On sites where there is high risk of accidents resulting from collisions between vehicles or between vehicles and pedestrians – pedestrian crossings, junctions, roundabouts, etc.

Cost effectiveness

Though HFS is relatively high cost, a balanced budget allocation that accounts for accident investigation and prevention demonstrates returns on investment. Financially, there are major cost consequences for emergency services, local and national governments. Not to mention the immeasurable cost to the accident victims, their families and friends.

Which roads can be treated with high friction surfacing?

All classes of road, from single track, unclassified roads to high speed urban routes, trunk roads and motorways can and have been successfully treated with HFS.

Service Life

An ADEPT & RSTA study in 2011 concluded that HAPAS accredited Cold Applied HFS should last between 5 & 11 years with a service life (mid-point) of eight years. Additionally, in 2013 the BBA commenced a study on the performance of HFS. The study was initiated by a general drop in demand for HFS and a perception that HFS offered inferior durability and no longer provided value for money, compared to alternative high PSV surfacing. Published in December 2015 after assessing 272 HFS locations, the conclusion was that 95% of sites were performing after five years, with failed sites condemned due to poor substrate and/or installation workmanship. Conversely ‘High PSV Asphalt Surfacing’ has been indicated to be performing poorly, with TRL in 2014 experiencing marginal Scrim values within 12 months and returning to HFS at safety critical areas.

Recent Site follow-up assessments in Dublin indicate systems performing very well after 5 Yrs. The installed systems were HAPAS accredited Cold applied HFS systems incorporating calcined bauxite, installed by HAPAS accredited Operatives.

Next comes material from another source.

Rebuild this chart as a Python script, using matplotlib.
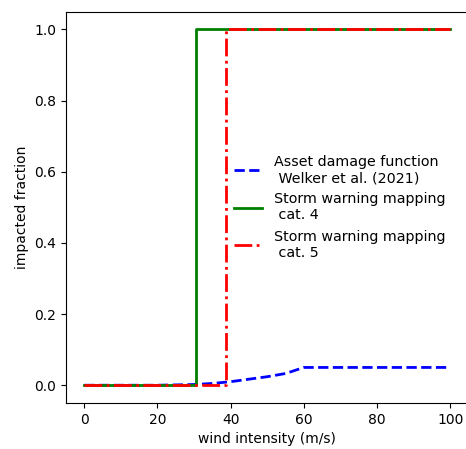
import matplotlib.pyplot as plt
import numpy as np

# asset damage function (Welker et al. 2021)
wind_dmg = [0, 20, 30, 35, 40, 45, 50, 55, 60, 65, 80, 100]
frac_dmg = [0, 0, 0.002, 0.005, 0.01, 0.017, 0.024, 0.033, 0.05, 0.05, 0.05, 0.05]

# storm warning mappings (step functions)
wind_cat4 = [0, 30.6, 30.6, 100]
frac_cat4 = [0, 0, 1, 1]
wind_cat5 = [0, 38.8, 38.8, 100]
frac_cat5 = [0, 0, 1, 1]

labels = ['Asset damage function\n Welker et al. (2021)',
          'Storm warning mapping\n cat. 4',
          'Storm warning mapping\n cat. 5']

fig = plt.figure(figsize=(4.66, 4.49), dpi=100)
ax = fig.add_subplot(111)
# figure is cropped on the right in the original, so the axes run past the edge
fig.subplots_adjust(left=0.1416, right=1.0056, top=0.974, bottom=0.1024)

ax.plot(wind_dmg, frac_dmg, c='blue', linestyle='--', lw=2, label=labels[0])
ax.plot(wind_cat4, frac_cat4, c='green', linestyle='-', lw=2, label=labels[1])
ax.plot(wind_cat5, frac_cat5, c='red', linestyle='-.', lw=2, label=labels[2])

ax.set_xlabel('wind intensity (m/s)')
ax.set_ylabel('impacted fraction')
ax.set_xticks(np.arange(0, 101, 20))
ax.set_yticks(np.arange(0, 1.01, 0.2))

ax.legend(loc='center left', bbox_to_anchor=(0.385, 0.5), frameon=False,
          fontsize=10.3)

plt.savefig('out.png')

In 2008, Northstone installed HFS for Dublin City Council on Swords Road at Collins Avenue junction outbound and at Iveragh Road Junction inbound. As can be seen from these recent pictures, both locations have met their service life expectations and would appear to have several years of useful life remaining. It is quite possible that the HFS will only fail due to the failure of the underlying substrate.

Swords Road Collins Avenue Junction

High friction surfacing is an established, proven process for saving lives by imparting the highest level of skid resistance onto any road surface. HFS systems properly specified and installed on a well prepared substrate have been shown to provide the highest level of skid resistance over a 10 year service life. Despite its construction cost, the effectiveness of HFS at dramatically reducing skid related accidents should make it a top priority, as it is an extremely cost effective solution when compared to the value prevention by avoiding collision related fatalities.